Unabhängigkeit als Bedingung

„Das Interesse für die Volksdiplomatie und interkulturelle Partnerschaften wächst angesichts der schwierigen politischen Verhältnisse und unter dem Druck der Globalisierung“, sagte der Organisator der Konferenz Heinrich Martens, Vorsitzender der Kommission für Fragen der Pflege und Entwicklung kultureller und sprachlicher Vielfalt der Völker Russlands beim Rat für zwischennationale Beziehungen. „Zivilgesellschaftliche Organisationen haben das Potenzial und die Möglichkeit, die große Politik zu beeinflussen, und das muss auch genutzt werden.“

Auch Konstantin Kossatschow, Vorsitzender des Ausschusses des Föderationsrates für internationale Angelegenheiten, unterstrich die Wichtigkeit der Volksdiplomatie, wenn es „oben“ in der Politik nicht so gut läuft. Dann kann die Di­plomatie von „unten“ zum einzigen Rettungsmittel für die Beziehungen zwischen den Ländern werden. „Der Volksdiplomatie gehört die Zukunft“, ist Kossatschow überzeugt.
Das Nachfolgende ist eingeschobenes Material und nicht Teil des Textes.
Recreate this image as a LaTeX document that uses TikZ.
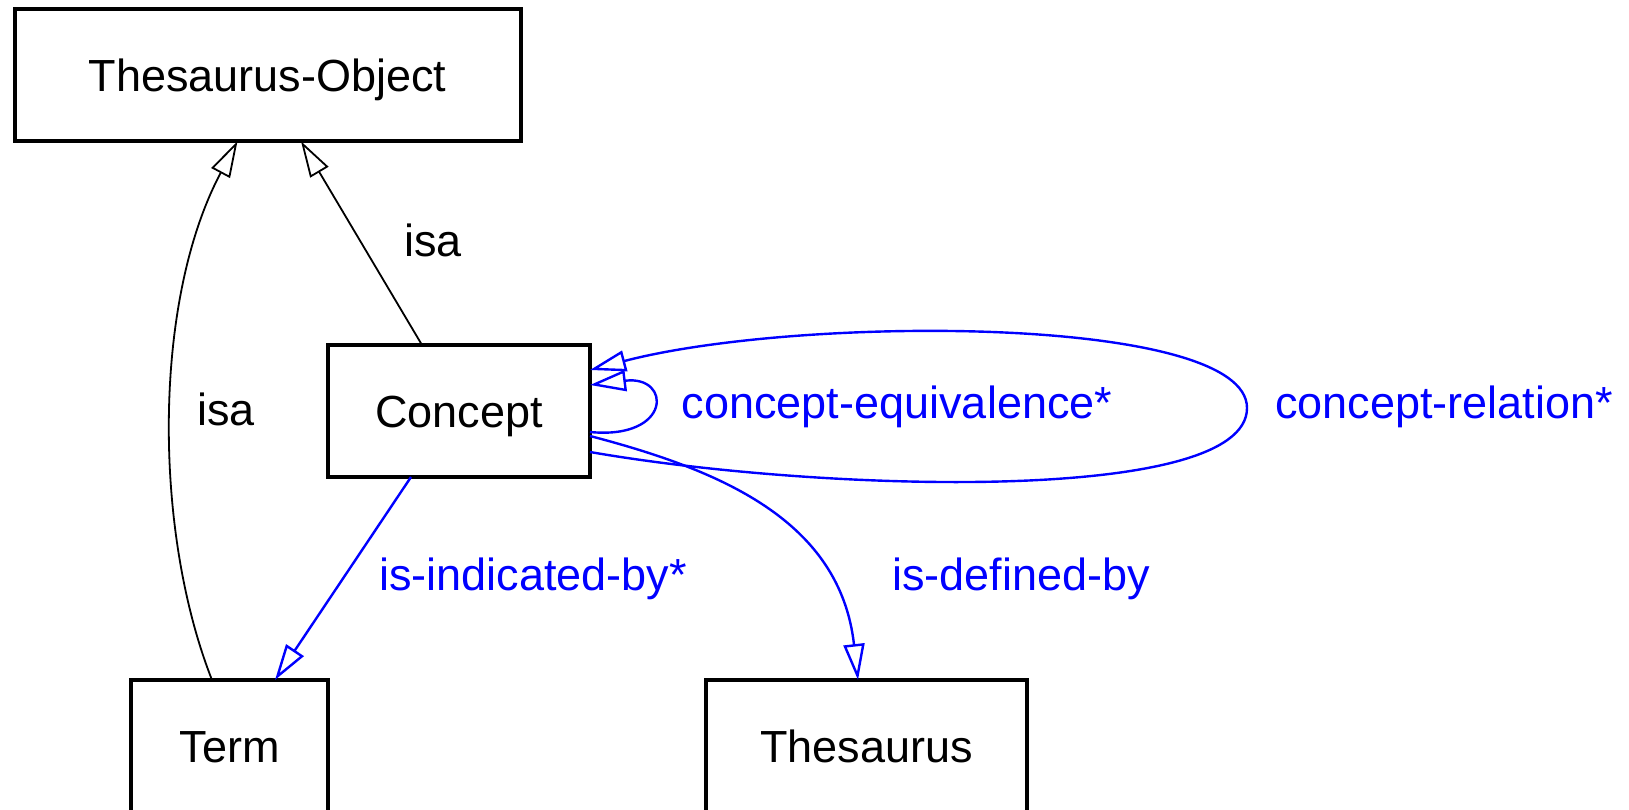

Eine grundlegende Bedingung für die Volksdiplomatie ist jedoch ihre Unabhängigkeit von der staatlichen Regierungspolitik. „Der Staat muss die Zivilgesellschaft und ihre Initiativen mit finanziellen Mitteln unterstützen. Er darf sich aber unter keinen Umständen in ihre Tätigkeit einmischen – das wäre ein Ende für die Volksdiplomatie.“ Also doch keine Propaganda, wenn es nach der offiziellen Rhetorik geht.
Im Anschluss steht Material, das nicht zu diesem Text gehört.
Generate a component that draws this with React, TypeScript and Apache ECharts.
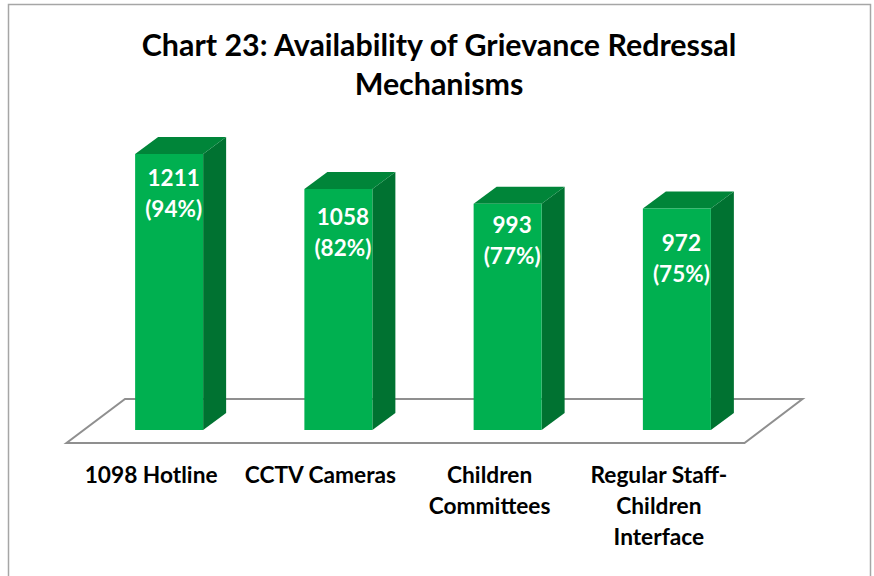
import React, { useEffect, useRef } from "react";
import * as echarts from "echarts";

const chartTitle = "Chart 23: Availability of Grievance Redressal\nMechanisms";
const categories = ["1098 Hotline", "CCTV Cameras", "Children\nCommittees", "Regular Staff-\nChildren\nInterface"];
const counts = [1211, 1058, 993, 972];
const percents = ["94%", "82%", "77%", "75%"];
// distance in px from the bar top to the middle of the label block
const labelDrop = [38.5, 43, 36.5, 49];

const FONT = "Lato, Carlito, Calibri, sans-serif";
const BAR_W = 68;
const DEPTH_X = 23;
const DEPTH_Y = 17;
const BAR_SHIFT = 18;

export default function App() {
  const ref = useRef<HTMLDivElement>(null);
  useEffect(() => {
    document.body.style.margin = "0";
    const chart = echarts.init(ref.current!, undefined, { renderer: "svg" });
    chart.setOption({
      animation: false,
      backgroundColor: "#ffffff",
      title: {
        text: chartTitle,
        left: 434,
        top: 19.5,
        textAlign: "center",
        textStyle: { fontFamily: FONT, fontSize: 30.4, fontWeight: "bold", color: "#000000", lineHeight: 39 },
      },
      grid: { left: 66.5, width: 677, top: 111, height: 319 },
      xAxis: {
        type: "category",
        data: categories,
        axisLine: { show: false },
        axisTick: { show: false },
        axisLabel: {
          interval: 0,
          margin: 29,
          fontFamily: FONT,
          fontSize: 22.7,
          fontWeight: "bold",
          color: "#000000",
          lineHeight: 31,
          verticalAlign: "top",
        },
      },
      yAxis: { type: "value", min: 0, max: 1400, show: false, splitLine: { show: false } },
      graphic: [
        {
          type: "polyline",
          shape: { points: [[8.5, 576], [8.5, 4.5], [870.5, 4.5], [870.5, 576]] },
          style: { stroke: "#a6a6a6", lineWidth: 1.5, fill: "none" },
          silent: true,
        },
      ],
      series: [
        {
          type: "custom",
          z: 1,
          silent: true,
          data: [0],
          renderItem: (params: any, api: any) => {
            const cs = params.coordSys;
            const y0 = cs.y + cs.height;
            return {
              type: "polygon",
              shape: {
                points: [
                  [cs.x, y0 + 13],
                  [cs.x + cs.width + 1, y0 + 13],
                  [cs.x + cs.width + 59, y0 - 31],
                  [cs.x + 58.5, y0 - 31],
                ],
              },
              style: { fill: "#ffffff", stroke: "#8f8f8f", lineWidth: 2 },
            };
          },
        },
        {
          type: "custom",
          z: 2,
          data: counts.map((v, i) => [i, v]),
          encode: { x: 0, y: 1 },
          renderItem: (params: any, api: any) => {
            const i = api.value(0);
            const top = api.coord([i, api.value(1)]);
            const base = api.coord([i, 0]);
            const l = top[0] + BAR_SHIFT - BAR_W / 2;
            const r = l + BAR_W;
            const t = top[1];
            const b = base[1];
            return {
              type: "group",
              children: [
                {
                  type: "polygon",
                  shape: { points: [[r, t], [r + DEPTH_X, t - DEPTH_Y], [r + DEPTH_X, b - DEPTH_Y], [r, b]] },
                  style: { fill: "#007231" },
                },
                {
                  type: "polygon",
                  shape: { points: [[l, t], [l + DEPTH_X, t - DEPTH_Y], [r + DEPTH_X, t - DEPTH_Y], [r, t]] },
                  style: { fill: "#008539" },
                },
                { type: "rect", shape: { x: l, y: t, width: BAR_W, height: b - t }, style: { fill: "#00b050" } },
                {
                  type: "text",
                  x: (l + r) / 2 + 4.5,
                  y: t + labelDrop[i],
                  style: {
                    text: `${counts[i]}\n(${percents[i]})`,
                    fill: "#ffffff",
                    font: `bold 22.5px ${FONT}`,
                    lineHeight: 31,
                    align: "center",
                    verticalAlign: "middle",
                  },
                },
              ],
            };
          },
        },
      ],
    });
    return () => chart.dispose();
  }, []);
  return <div ref={ref} style={{ width: 874, height: 576 }} />;
}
„Zivilgesellschaft ist kein Instrument des Staates“

Doch um der Gefahr vorzubeugen, dass Bürgerinitiativen zu einem Instrument der Ideologie werden, müssen sich die Staaten an die Vereinbarungen der Charta von Paris halten. Das internationale Abkommen über die Schaffung einer neuen friedlichen Ordnung in Europa, das 1990 unterschrieben wurde, sichert den Völkern die Gewährleistung der Menschenrechte und Grundfreiheiten zu. Daran erinnerte Rüdiger Freiherr von Fritsch, deutscher Botschafter in Russland. „Zivilgesellschaft ist kein Instrument des Staates – im Gegenteil, es ist die Pflicht des Staates, Bedingungen zu schaffen, in denen sich die Zivilgesellschaft wie vereinbart frei entfalten kann.“

Wie Volksdiplomatie heute in der Praxis aussieht, zeigte unter anderem der Bundesverband Deutscher West-Ost-Gesellschaften (BDWO). Ein erfolgreiches Projekt von vielen ist „RussoMobil“: Russische Studenten, die in Deutschland ein zweites Hochschulausbildung absolvieren, besuchen deutsche Schulen, machen Werbung für die russische Sprache und Kultur und vermitteln ein modernes Russlandbild. Finanziert wird der 1996 entstandene Verband von der russischen Stiftung „Russkij Mir“. Zu seinen Initiativen zählen auch Bürgerbegegnungen, Städtepartnerschafen, Fachkräfte-, Schüler- und Studentenaustausche. „Für die Zukunft ist es enorm wichtig, immer mehr Freundschaftsbrücken zwischen den Ländern zu bauen“, sagte Oksana Kogan-Pech, Vertreterin der Organisation. Und das gehe am besten mit Volksdiplomatie.